Member of the Colorado House of Representatives from the 17th district
- Incumbent
- Assumed office January 9, 2023
- Preceded by: Tony Exum

Member of the Harrison School District 2 School Board
- In office 2019–2023

Personal details
- Born: Battle Creek, Michigan
- Party: Democratic
- Children: 5

= Regina English =

American politician

Regina English is an American Democratic politician serving Colorado's 17th house district, which includes the county of El Paso, in the Colorado House of Representatives. She won the seat on November 8, 2022, facing off against Republican candidate Rachel Stovall. English also served as the Treasurer of the Harrison School District 2 School Board, a position she has held from 2021-2023. Before serving as Treasurer, English served as the Vice President of the Board from 2019 to 2021. English also sat as the vice-president of the Colorado Black Caucus of School Board Directors until 2023.

==Biography==
English has an associate degree in chemical dependency/drug and alcohol counseling, a bachelor's degree in management, and a master's degree in public administration. She obtained a Doctorate degree in organizational leadership in January 2023. She has also founded three companies. Yes M.A.A.M. founded in 2014, is a pageant program for African-American women. Be U, founded in 2016 is a Nonprofit organization that mentors young people in leadership skills. She also founded an organization called Be U Life Coaching in 2021.

==Committees==
English is a member of two committees, the committee on Public & Behavioral Health & Human Services, and the committee on Business Affairs and Labor.

==Controversy==
A bill that would require each pet - even goldfish - in the state to be registered for a fee was introduced as HB24-1163 by English and was featured on the YouTube channel "Lehto's Law". According to Professor Lehto, the bill was not expected to clear committee.

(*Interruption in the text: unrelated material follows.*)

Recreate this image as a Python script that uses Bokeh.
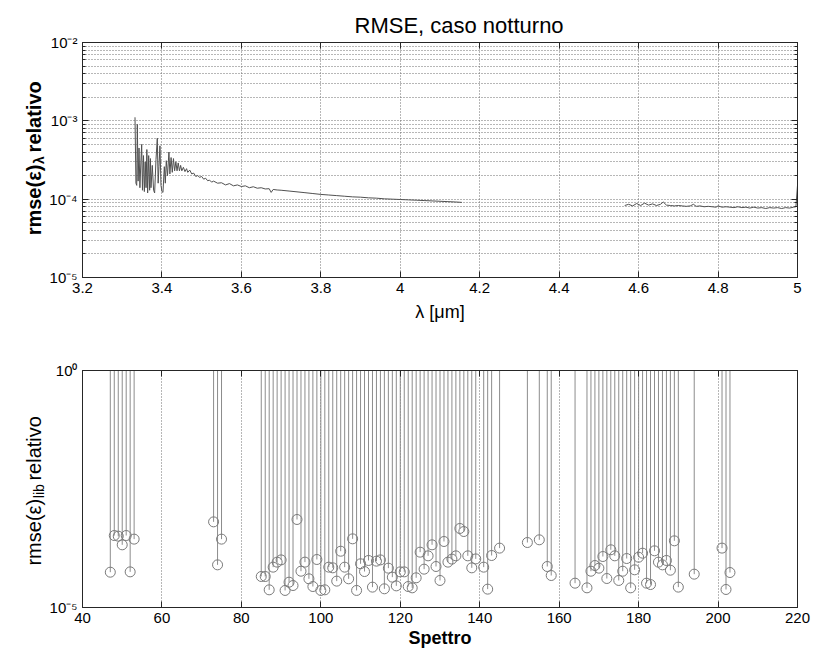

==Same-sex marriage vote==
During 2024, Regina English was the only Democratic member to have voted no and against same-sex marriage within the chamber - on a resolution (SCR3) to repeal and remove the “defunct and unconstitutional” 2006 ban on same-sex marriage, effecting the Constitution of Colorado. SCR3 eventually passed both houses of the Colorado Legislature by a 2/3rds super-majority and will be on the ballot for voters to decide in November.